Exceptional preparation for fundraising success means...
Cultivating relationships with target investors well in advance
Building a clear financial plan with a growth story, backed up by execution
Materials that showcase your metrics as a category leader
Creating a comprehensive data room 1-2 months before the raise
Identifying potential weak spots and preparing for them
Choosing the right investors
Early stage focus: Board quality
For early-stage companies, Zoe emphasizes choosing people who are true partners—not just deep pockets—as you’re committing to a relationship that often lasts 10+ years.
Look for board members who:
Match your communication style
Can help you navigate tough times constructively
Bring relevant operational experience
Have worked with similar companies
Late stage focus: Investor mandate
Adam says, "you want to construct a set of investors who have the mandate and ability to hold your stock for a very prolonged period of time and inject new capital as you continue to grow."

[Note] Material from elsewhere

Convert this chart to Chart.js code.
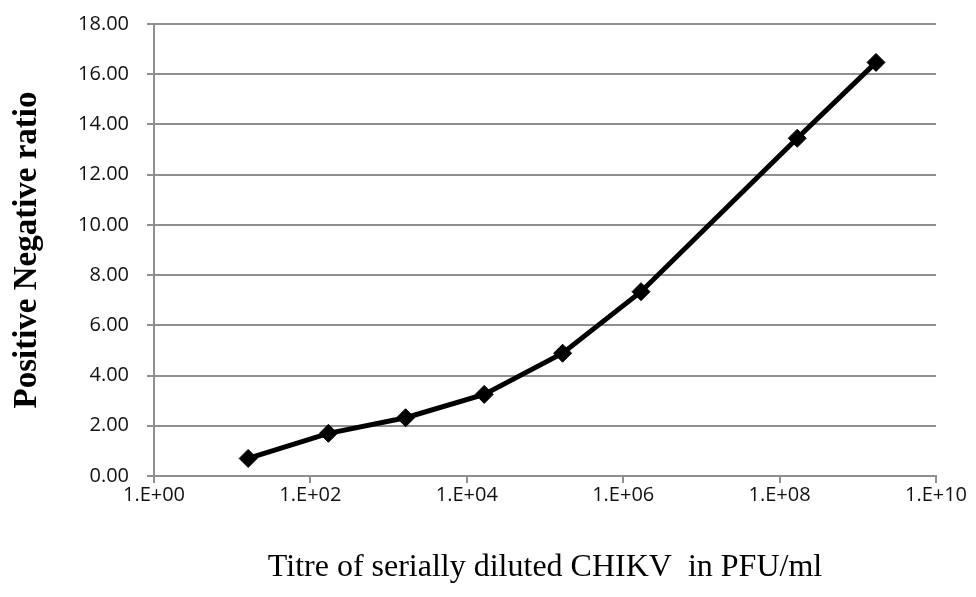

Consider these investor categories:
Sovereign wealth funds (GIC, Temasek, Mubadala)
Mutual funds (T. Rowe Price, Fidelity, Wellington)
Crossover hedge funds (Durable Capital, Green Oaks)
"You don't want investors who themselves need liquidity while you're still private," Adam cautions. "You don't want to be competing in the market against existing investors to sell stock."
Strategic capital allocation
A common misstep is spreading investments too thinly. Instead, make targeted investments into areas with the highest growth leverage.
For certain companies, this might mean investing more heavily into R&D (to increase TAM) and sales & marketing (to drive pipeline) while keeping G&A functions leaner—especially the functions less directly tied to growth.
For more of Adam’s advice on strategic capital allocation, download his playbook here.
The two financial metrics that matter most
When asked if they could only focus on two financial metrics to reach $100M in revenue (excluding the obvious metrics like growth rate), Adam highlighted win rate and retention rate.
Why win rate: "It's an indicator of product-market fit and also sales efficiency. It's hard to have a really inefficient sales funnel if you're winning most of your deals,” said Adam.
Why retention: Adam highlights the leaky bucket problem, where even a flat retention rate will become dramatically more difficult to overcome as your company scales.
Leaky bucket example:
$10mn ARR with 80% retention requires you to sell $2M to grow 0%.
$1bn ARR with 80% retention requires you to sell $200M to grow 0%.
That hole becomes too big, no matter how many new customers you're acquiring.
Zoe agrees, adding that for early-stage companies, she looks closely at "sales velocity"—how quickly pipeline prospects convert to customers and stick.
This is especially important as Zoe sees a higher volume of startups reaching $50k in MRR very quickly, but it’s more difficult for them to break through $1M ARR.